Copy out each line exactly; pictures stay out of the copy.

* * * * *

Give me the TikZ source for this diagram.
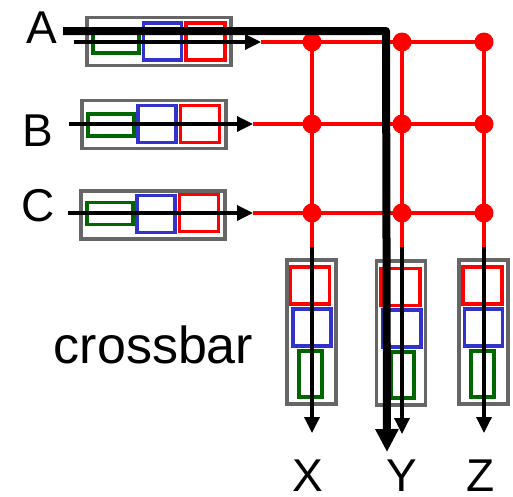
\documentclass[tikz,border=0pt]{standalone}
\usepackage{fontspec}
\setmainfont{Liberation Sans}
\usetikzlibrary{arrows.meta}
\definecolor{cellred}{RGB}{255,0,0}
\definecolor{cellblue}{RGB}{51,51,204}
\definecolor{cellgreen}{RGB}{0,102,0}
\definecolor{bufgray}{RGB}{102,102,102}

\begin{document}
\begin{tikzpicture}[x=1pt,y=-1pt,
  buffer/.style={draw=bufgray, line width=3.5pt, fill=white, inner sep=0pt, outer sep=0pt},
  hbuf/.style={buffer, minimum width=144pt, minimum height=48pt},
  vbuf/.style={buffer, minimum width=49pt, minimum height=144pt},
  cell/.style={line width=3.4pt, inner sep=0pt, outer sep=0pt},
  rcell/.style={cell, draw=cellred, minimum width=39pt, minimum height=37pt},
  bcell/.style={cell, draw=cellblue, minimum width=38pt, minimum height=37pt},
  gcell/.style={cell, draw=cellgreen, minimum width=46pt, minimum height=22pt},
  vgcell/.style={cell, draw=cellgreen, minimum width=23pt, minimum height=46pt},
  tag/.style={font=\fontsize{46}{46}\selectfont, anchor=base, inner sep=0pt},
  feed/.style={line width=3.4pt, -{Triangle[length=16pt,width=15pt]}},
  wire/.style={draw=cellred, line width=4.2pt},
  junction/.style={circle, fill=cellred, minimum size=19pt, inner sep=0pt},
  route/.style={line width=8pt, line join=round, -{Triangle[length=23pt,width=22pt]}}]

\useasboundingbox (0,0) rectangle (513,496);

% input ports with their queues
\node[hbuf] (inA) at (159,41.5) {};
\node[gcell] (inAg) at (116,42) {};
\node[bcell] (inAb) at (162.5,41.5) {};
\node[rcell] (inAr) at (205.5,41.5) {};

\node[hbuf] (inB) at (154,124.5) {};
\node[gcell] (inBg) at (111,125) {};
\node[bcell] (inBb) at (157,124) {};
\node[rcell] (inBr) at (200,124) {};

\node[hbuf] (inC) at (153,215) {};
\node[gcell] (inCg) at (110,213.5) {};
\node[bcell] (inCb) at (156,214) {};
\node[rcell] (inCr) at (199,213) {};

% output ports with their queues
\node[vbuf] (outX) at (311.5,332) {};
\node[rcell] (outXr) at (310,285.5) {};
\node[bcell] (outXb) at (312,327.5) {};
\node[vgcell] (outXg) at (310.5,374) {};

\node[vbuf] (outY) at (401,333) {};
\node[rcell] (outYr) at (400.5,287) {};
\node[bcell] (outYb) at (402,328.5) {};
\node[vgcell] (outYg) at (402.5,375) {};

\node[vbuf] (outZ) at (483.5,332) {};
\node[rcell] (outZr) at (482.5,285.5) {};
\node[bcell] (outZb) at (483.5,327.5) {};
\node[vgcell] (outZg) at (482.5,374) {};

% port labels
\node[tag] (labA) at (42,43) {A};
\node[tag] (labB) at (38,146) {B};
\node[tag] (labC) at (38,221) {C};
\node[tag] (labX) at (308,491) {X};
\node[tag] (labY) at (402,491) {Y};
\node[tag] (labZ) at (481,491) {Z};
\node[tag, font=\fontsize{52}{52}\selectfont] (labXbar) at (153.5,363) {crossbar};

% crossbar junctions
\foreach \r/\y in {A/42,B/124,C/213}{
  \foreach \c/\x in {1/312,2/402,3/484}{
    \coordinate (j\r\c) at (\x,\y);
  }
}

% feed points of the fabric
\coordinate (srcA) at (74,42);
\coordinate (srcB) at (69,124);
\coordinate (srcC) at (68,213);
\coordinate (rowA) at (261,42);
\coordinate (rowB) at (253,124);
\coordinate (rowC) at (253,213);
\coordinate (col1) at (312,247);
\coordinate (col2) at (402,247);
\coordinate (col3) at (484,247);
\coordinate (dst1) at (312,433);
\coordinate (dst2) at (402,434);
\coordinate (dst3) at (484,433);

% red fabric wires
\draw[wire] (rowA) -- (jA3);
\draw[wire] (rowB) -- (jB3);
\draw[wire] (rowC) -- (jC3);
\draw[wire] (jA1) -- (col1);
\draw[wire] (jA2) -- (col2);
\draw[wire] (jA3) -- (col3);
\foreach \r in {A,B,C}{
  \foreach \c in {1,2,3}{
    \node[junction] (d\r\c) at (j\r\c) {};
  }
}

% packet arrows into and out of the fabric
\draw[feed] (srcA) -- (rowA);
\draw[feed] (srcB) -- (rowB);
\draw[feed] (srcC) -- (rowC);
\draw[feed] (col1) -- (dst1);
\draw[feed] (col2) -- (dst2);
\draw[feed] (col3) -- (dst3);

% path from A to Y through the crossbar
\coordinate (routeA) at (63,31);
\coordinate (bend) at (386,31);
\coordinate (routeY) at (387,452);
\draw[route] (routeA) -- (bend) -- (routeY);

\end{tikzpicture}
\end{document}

* * * * *

WORKED ANSWER ▸
Give me the TikZ source for this diagram.
\documentclass[tikz,border=0pt]{standalone}
\usepackage{fontspec}
\setmainfont{Liberation Sans}
\usetikzlibrary{arrows.meta}
\definecolor{cellred}{RGB}{255,0,0}
\definecolor{cellblue}{RGB}{51,51,204}
\definecolor{cellgreen}{RGB}{0,102,0}
\definecolor{bufgray}{RGB}{102,102,102}

\begin{document}
\begin{tikzpicture}[x=1pt,y=-1pt,
  buffer/.style={draw=bufgray, line width=3.5pt, fill=white, inner sep=0pt, outer sep=0pt},
  hbuf/.style={buffer, minimum width=144pt, minimum height=48pt},
  vbuf/.style={buffer, minimum width=49pt, minimum height=144pt},
  cell/.style={line width=3.4pt, inner sep=0pt, outer sep=0pt},
  rcell/.style={cell, draw=cellred, minimum width=39pt, minimum height=37pt},
  bcell/.style={cell, draw=cellblue, minimum width=38pt, minimum height=37pt},
  gcell/.style={cell, draw=cellgreen, minimum width=46pt, minimum height=22pt},
  vgcell/.style={cell, draw=cellgreen, minimum width=23pt, minimum height=46pt},
  tag/.style={font=\fontsize{46}{46}\selectfont, anchor=base, inner sep=0pt},
  feed/.style={line width=3.4pt, -{Triangle[length=16pt,width=15pt]}},
  wire/.style={draw=cellred, line width=4.2pt},
  junction/.style={circle, fill=cellred, minimum size=19pt, inner sep=0pt},
  route/.style={line width=8pt, line join=round, -{Triangle[length=23pt,width=22pt]}}]

\useasboundingbox (0,0) rectangle (513,496);

% input ports with their queues
\node[hbuf] (inA) at (159,41.5) {};
\node[gcell] (inAg) at (116,42) {};
\node[bcell] (inAb) at (162.5,41.5) {};
\node[rcell] (inAr) at (205.5,41.5) {};

\node[hbuf] (inB) at (154,124.5) {};
\node[gcell] (inBg) at (111,125) {};
\node[bcell] (inBb) at (157,124) {};
\node[rcell] (inBr) at (200,124) {};

\node[hbuf] (inC) at (153,215) {};
\node[gcell] (inCg) at (110,213.5) {};
\node[bcell] (inCb) at (156,214) {};
\node[rcell] (inCr) at (199,213) {};

% output ports with their queues
\node[vbuf] (outX) at (311.5,332) {};
\node[rcell] (outXr) at (310,285.5) {};
\node[bcell] (outXb) at (312,327.5) {};
\node[vgcell] (outXg) at (310.5,374) {};

\node[vbuf] (outY) at (401,333) {};
\node[rcell] (outYr) at (400.5,287) {};
\node[bcell] (outYb) at (402,328.5) {};
\node[vgcell] (outYg) at (402.5,375) {};

\node[vbuf] (outZ) at (483.5,332) {};
\node[rcell] (outZr) at (482.5,285.5) {};
\node[bcell] (outZb) at (483.5,327.5) {};
\node[vgcell] (outZg) at (482.5,374) {};

% port labels
\node[tag] (labA) at (42,43) {A};
\node[tag] (labB) at (38,146) {B};
\node[tag] (labC) at (38,221) {C};
\node[tag] (labX) at (308,491) {X};
\node[tag] (labY) at (402,491) {Y};
\node[tag] (labZ) at (481,491) {Z};
\node[tag, font=\fontsize{52}{52}\selectfont] (labXbar) at (153.5,363) {crossbar};

% crossbar junctions
\foreach \r/\y in {A/42,B/124,C/213}{
  \foreach \c/\x in {1/312,2/402,3/484}{
    \coordinate (j\r\c) at (\x,\y);
  }
}

% feed points of the fabric
\coordinate (srcA) at (74,42);
\coordinate (srcB) at (69,124);
\coordinate (srcC) at (68,213);
\coordinate (rowA) at (261,42);
\coordinate (rowB) at (253,124);
\coordinate (rowC) at (253,213);
\coordinate (col1) at (312,247);
\coordinate (col2) at (402,247);
\coordinate (col3) at (484,247);
\coordinate (dst1) at (312,433);
\coordinate (dst2) at (402,434);
\coordinate (dst3) at (484,433);

% red fabric wires
\draw[wire] (rowA) -- (jA3);
\draw[wire] (rowB) -- (jB3);
\draw[wire] (rowC) -- (jC3);
\draw[wire] (jA1) -- (col1);
\draw[wire] (jA2) -- (col2);
\draw[wire] (jA3) -- (col3);
\foreach \r in {A,B,C}{
  \foreach \c in {1,2,3}{
    \node[junction] (d\r\c) at (j\r\c) {};
  }
}

% packet arrows into and out of the fabric
\draw[feed] (srcA) -- (rowA);
\draw[feed] (srcB) -- (rowB);
\draw[feed] (srcC) -- (rowC);
\draw[feed] (col1) -- (dst1);
\draw[feed] (col2) -- (dst2);
\draw[feed] (col3) -- (dst3);

% path from A to Y through the crossbar
\coordinate (routeA) at (63,31);
\coordinate (bend) at (386,31);
\coordinate (routeY) at (387,452);
\draw[route] (routeA) -- (bend) -- (routeY);

\end{tikzpicture}
\end{document}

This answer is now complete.